Comprised of Luke Taylor and Sinead McMillan, Welsh duo Face + Heel have had their previously released work praised by several major media outlets and blogs including Hillydilly, Pigeons and Planes, The 405, Dummy, The Line of Best Fit, Notion and Crack Magazine for a sound that possesses elements of electro pop, dance music and indie rock. And the Welsh duo’s forthcoming Our Prince’s Quarry, slated for an April 15, 2016 release through the duo’s own label Dekalog OmniWare and distributed by Believe Digital Records will further cement Taylor and McMillan’s growing reputation for pop with an art school sheen — while thematically, the album delves into Taylor’s love/hate afford with his birthplace of Aberystwyth, Wales. As Taylor explains of the album both sonically and thematically “Some of the instrument choices and structures are there to reflect what I was listening to growing up in the 90s in West Wales. It’s both in love with the place and has a sense of resentment at how remote and marginal it is and how every street has a memory of growing up; good or bad.”

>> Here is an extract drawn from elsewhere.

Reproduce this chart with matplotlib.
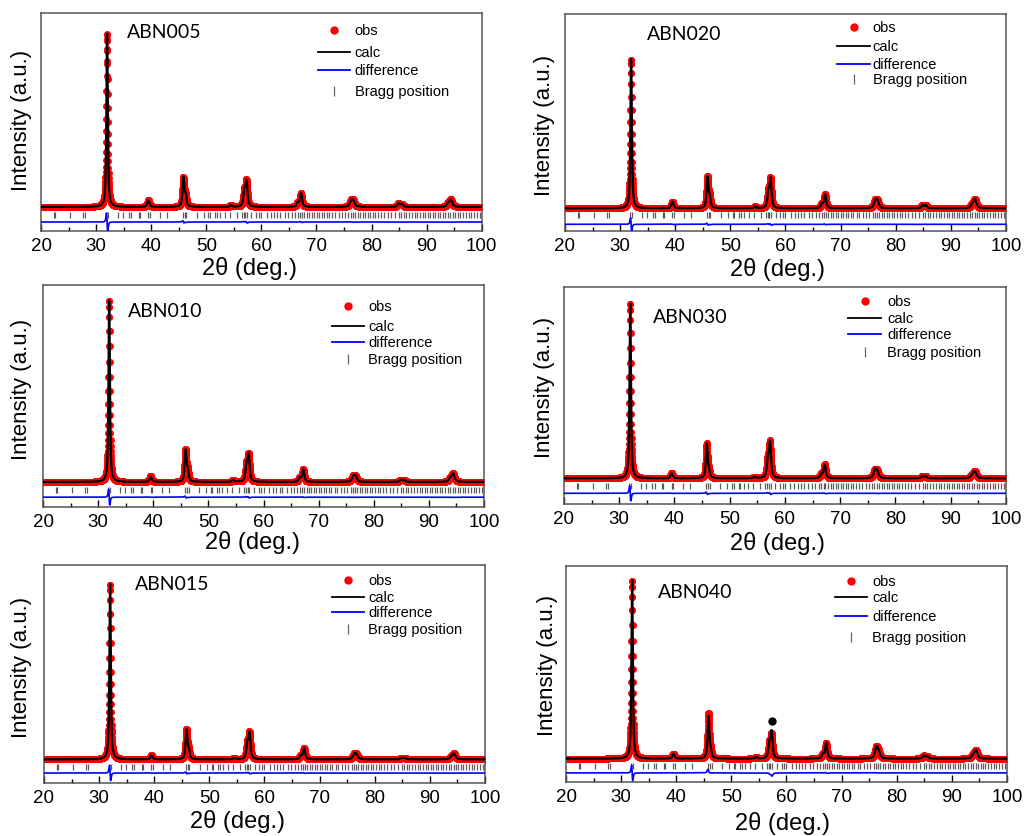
import numpy as np
import matplotlib
matplotlib.use("Agg")
import matplotlib.pyplot as plt
from matplotlib.ticker import MultipleLocator

plt.rcParams['font.family'] = ['Liberation Sans', 'DejaVu Sans']

# sample names, one per panel (left column then right column)
SAMPLES = ["ABN005", "ABN020", "ABN010", "ABN030", "ABN015", "ABN040"]

# reflections (2theta in degrees) and their widths
PEAK_POS = [32.0, 39.5, 45.85, 46.25, 54.5, 56.9, 57.3, 66.6, 67.2,
            76.3, 76.7, 84.9, 85.5, 93.9, 94.4]
PEAK_FWHM = [0.30, 0.45, 0.38, 0.40, 0.45, 0.42, 0.42, 0.45, 0.45,
             0.60, 0.60, 0.50, 0.50, 0.60, 0.60]

# observed peak heights (main peak = 100)
OBS_HEIGHTS = {
    "ABN005": [100, 3.8, 16.5, 6, 1.0, 8.5, 14.5, 2.3, 7.8, 3.2, 3.0, 1.9, 1.7, 1.7, 4.0],
    "ABN020": [100, 4.5, 20.5, 7, 1.2, 10, 19, 2.8, 9.2, 4.7, 4.2, 2.1, 1.9, 2.4, 5.8],
    "ABN010": [100, 3.1, 17, 6, 1.0, 9, 14.5, 2.3, 6.8, 2.8, 2.6, 1.2, 1.1, 1.9, 4.3],
    "ABN030": [100, 2.9, 19.5, 3.5, 0.8, 10, 20, 2.3, 7.8, 4.3, 3.3, 1.3, 1.1, 1.7, 3.8],
    "ABN015": [100, 2.3, 16.5, 5, 0.8, 8.5, 14.5, 2.0, 6.3, 2.8, 2.3, 0.9, 0.8, 1.4, 3.1],
    "ABN040": [100, 2.8, 25, 3.5, 0.8, 8, 13, 2.3, 8.8, 5.8, 3.3, 1.6, 1.4, 1.9, 4.4],
}
# calculated heights where they differ from the observed ones
CALC_HEIGHTS = {
    "ABN040": [100, 2.8, 23.5, 3.5, 0.8, 8.5, 14.5, 2.3, 8.8, 5.8, 3.3, 1.6, 1.4, 1.9, 4.4],
}
# small offset of the observed pattern vs the fit (deg)
OBS_SHIFT = {"ABN005": -0.012, "ABN020": -0.010, "ABN010": -0.010,
             "ABN030": -0.010, "ABN015": -0.010, "ABN040": -0.010}
# odd black point on top of the 57 deg peak in ABN040
BLACK_POINT = {"ABN040": (57.3, 21.0)}

# Bragg reflection markers
BRAGG_POS = [22.3, 22.6, 25.3, 27.7, 28.0, 31.8, 32.1, 34.0, 34.9, 36.0, 36.4,
             37.7, 38.0, 39.5, 39.8, 41.6, 42.9, 45.8, 46.1, 46.4, 48.3, 49.5,
             50.4, 50.7, 51.6, 51.9, 52.5, 53.4, 54.3, 55.5, 56.4, 56.8, 57.1,
             57.4, 58.2, 59.1, 59.6, 60.0, 61.0, 61.7, 62.3, 62.9, 63.4, 64.2,
             64.9, 65.5, 66.1, 66.6, 67.0, 67.3, 67.8, 68.3, 68.7, 69.2, 69.6,
             70.1, 70.5, 71.0, 71.4, 71.9, 72.3, 72.9, 73.4, 74.0, 74.6, 75.2,
             75.8, 76.2, 76.6, 77.0, 77.5, 77.9, 78.4, 78.8, 79.3, 79.7, 80.2,
             80.7, 81.2, 81.7, 82.3, 82.9, 83.5, 84.2, 84.9, 85.3, 85.8, 86.3,
             86.8, 87.3, 87.8, 88.3, 88.8, 89.3, 89.7, 90.2, 90.6, 91.1, 91.5,
             92.0, 92.4, 92.9, 93.4, 93.9, 94.3, 94.7, 95.2, 95.7, 96.1, 96.6,
             97.1, 97.6, 98.1, 98.6, 99.1, 99.6]

X_TICKS = [20, 30, 40, 50, 60, 70, 80, 90, 100]

# per panel: y-limits, Bragg row level, difference offset
Y_LIMITS = {"ABN005": (-13.9, 112.1), "ABN020": (-15.2, 130.2),
            "ABN010": (-13.8, 108.6), "ABN030": (-14.7, 109.6),
            "ABN015": (-13.5, 111.0), "ABN040": (-13.1, 108.0)}
BRAGG_LEVEL = {"ABN005": -4.7, "ABN020": -4.7, "ABN010": -4.6,
               "ABN030": -4.6, "ABN015": -4.4, "ABN040": -4.3}
DIFF_LEVEL = {"ABN005": -8.7, "ABN020": -10.7, "ABN010": -8.4,
              "ABN030": -8.6, "ABN015": -7.8, "ABN040": -8.0}

# layout (figure fractions / axes fractions)
AX_RECTS = {"ABN005": [0.040, 0.7228, 0.430, 0.2605],
            "ABN020": [0.5512, 0.7228, 0.4302, 0.2593],
            "ABN010": [0.0420, 0.3931, 0.4302, 0.2652],
            "ABN030": [0.5502, 0.3967, 0.4312, 0.2593],
            "ABN015": [0.0429, 0.0633, 0.4302, 0.2605],
            "ABN040": [0.5522, 0.0645, 0.4302, 0.2581]}
NAME_POS = {"ABN005": (0.195, 0.913), "ABN020": (0.186, 0.908),
            "ABN010": (0.193, 0.883), "ABN030": (0.201, 0.866),
            "ABN015": (0.206, 0.913), "ABN040": (0.209, 0.884)}
# handle left, handle right, text x, row ys
LEG_POS = {"ABN005": (0.628, 0.701, 0.712, [0.922, 0.821, 0.739, 0.642]),
           "ABN020": (0.617, 0.692, 0.698, [0.940, 0.853, 0.770, 0.700]),
           "ABN010": (0.655, 0.728, 0.737, [0.905, 0.815, 0.743, 0.667]),
           "ABN030": (0.643, 0.717, 0.731, [0.935, 0.857, 0.783, 0.700]),
           "ABN015": (0.653, 0.726, 0.735, [0.931, 0.853, 0.784, 0.706]),
           "ABN040": (0.610, 0.683, 0.694, [0.931, 0.856, 0.769, 0.671])}
XLABEL_POS = {"ABN005": (0.474, -0.115), "ABN020": (0.481, -0.12),
              "ABN010": (0.474, -0.105), "ABN030": (0.484, -0.124),
              "ABN015": (0.438, -0.119), "ABN040": (0.492, -0.134)}
YLABEL_POS = {"ABN005": (-0.020, 0.51), "ABN020": (-0.023, 0.49),
              "ABN010": (-0.025, 0.536), "ABN030": (-0.020, 0.54),
              "ABN015": (-0.027, 0.534), "ABN040": (-0.018, 0.546)}


def pseudo_voigt(x, pos, fwhm, height, eta=0.7):
    d = (x - pos) / fwhm
    gauss = np.exp(-4 * np.log(2) * d ** 2)
    lorentz = 1 / (1 + 4 * d ** 2)
    return height * (eta * lorentz + (1 - eta) * gauss)


def pattern(x, heights, shift=0.0):
    y = np.zeros_like(x)
    for p, w, h in zip(PEAK_POS, PEAK_FWHM, heights):
        y += pseudo_voigt(x, p + shift, w, h)
    return y


two_theta = np.arange(20, 100.001, 0.02)

fig = plt.figure(figsize=(10.25, 8.37), dpi=100)

for name in SAMPLES:
    ax = fig.add_axes(AX_RECTS[name])
    obs_h = OBS_HEIGHTS[name]
    calc_h = CALC_HEIGHTS.get(name, obs_h)
    obs = pattern(two_theta, obs_h, OBS_SHIFT[name])
    calc = pattern(two_theta, calc_h)
    diff = obs - calc + DIFF_LEVEL[name]

    ax.plot(two_theta, obs, 'o', color='red', markersize=5,
            markeredgewidth=0, zorder=2)
    ax.plot(two_theta, calc, color='black', lw=1.6, zorder=3)
    ax.plot(two_theta, diff, color='blue', lw=1.2, zorder=3)
    ax.plot(BRAGG_POS, [BRAGG_LEVEL[name]] * len(BRAGG_POS), '|',
            color='0.1', markersize=5, markeredgewidth=0.9, alpha=0.7)
    if name in BLACK_POINT:
        bx, by = BLACK_POINT[name]
        ax.plot(bx, by, 'o', color='black', markersize=5, zorder=4)

    ax.set_xlim(20, 100)
    ax.set_ylim(*Y_LIMITS[name])
    ax.set_xticks(X_TICKS)
    ax.xaxis.set_minor_locator(MultipleLocator(5))
    ax.set_yticks([])
    ax.tick_params(axis='x', which='major', direction='in', length=5,
                   width=1, labelsize=13.5, pad=4, top=False)
    ax.tick_params(axis='x', which='minor', direction='in', length=3,
                   width=1, top=False)
    for sp in ax.spines.values():
        sp.set_color('#555555')
        sp.set_linewidth(1.1)

    ax.set_xlabel(u"2\u03b8 (deg.)", fontsize=17)
    ax.xaxis.set_label_coords(*XLABEL_POS[name])
    ax.set_ylabel("Intensity (a.u.)", fontsize=16)
    ax.yaxis.set_label_coords(*YLABEL_POS[name])

    nx, ny = NAME_POS[name]
    ax.text(nx, ny, name, transform=ax.transAxes, fontsize=14,
            family=['Lato', 'DejaVu Sans'], va='center', ha='left')

    x0, x1, xt, rows = LEG_POS[name]
    xm = (x0 + x1) / 2
    ax.plot([xm], [rows[0]], 'o', color='red', markersize=5,
            transform=ax.transAxes, clip_on=False)
    ax.plot([x0, x1], [rows[1], rows[1]], color='black', lw=1.3,
            transform=ax.transAxes)
    ax.plot([x0, x1], [rows[2], rows[2]], color='blue', lw=1.3,
            transform=ax.transAxes)
    ax.plot([xm], [rows[3]], '|', color='0.4', markersize=7,
            markeredgewidth=0.9, transform=ax.transAxes)
    for label, ry in zip(["obs", "calc", "difference", "Bragg position"], rows):
        ax.text(xt, ry, label, transform=ax.transAxes, fontsize=10.5,
                va='center', ha='left')

fig.savefig("out.png", dpi=100)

The album’s opening track and latest single “Pier Video” is an ode to the art house video store in Taylor’s hometown; in fact, as Taylor notes “Some of the parts on the track were actually recorded onto a rental video from there that I never returned when I left.” Sonically, the duo pair propulsive kick drum percussion, distorted and twinkling piano chords, autoharp, plucked violin, strummed guitar and industrial clicking and clacking with Taylor’s plaintive vocals in a moody and ethereal song that sounds as though it draws from Radiohead‘s OK Computer and Kid A with an equally wistful and forlorn air; the sort of air that suggests the sense of loathing of being stuck somewhere in which your past hurts and ghosts are inescapable.
The recently released music video features grainy and glitchy VHS footage of the band performing and goofing off, superimposed by digitally shot video of a retro touchtone phone, of the woods presumably near Taylor’s hometown, glow sticks, glowing hula hoops and other surreal and random imagery. And in many ways, the video evokes a lingering fever dream.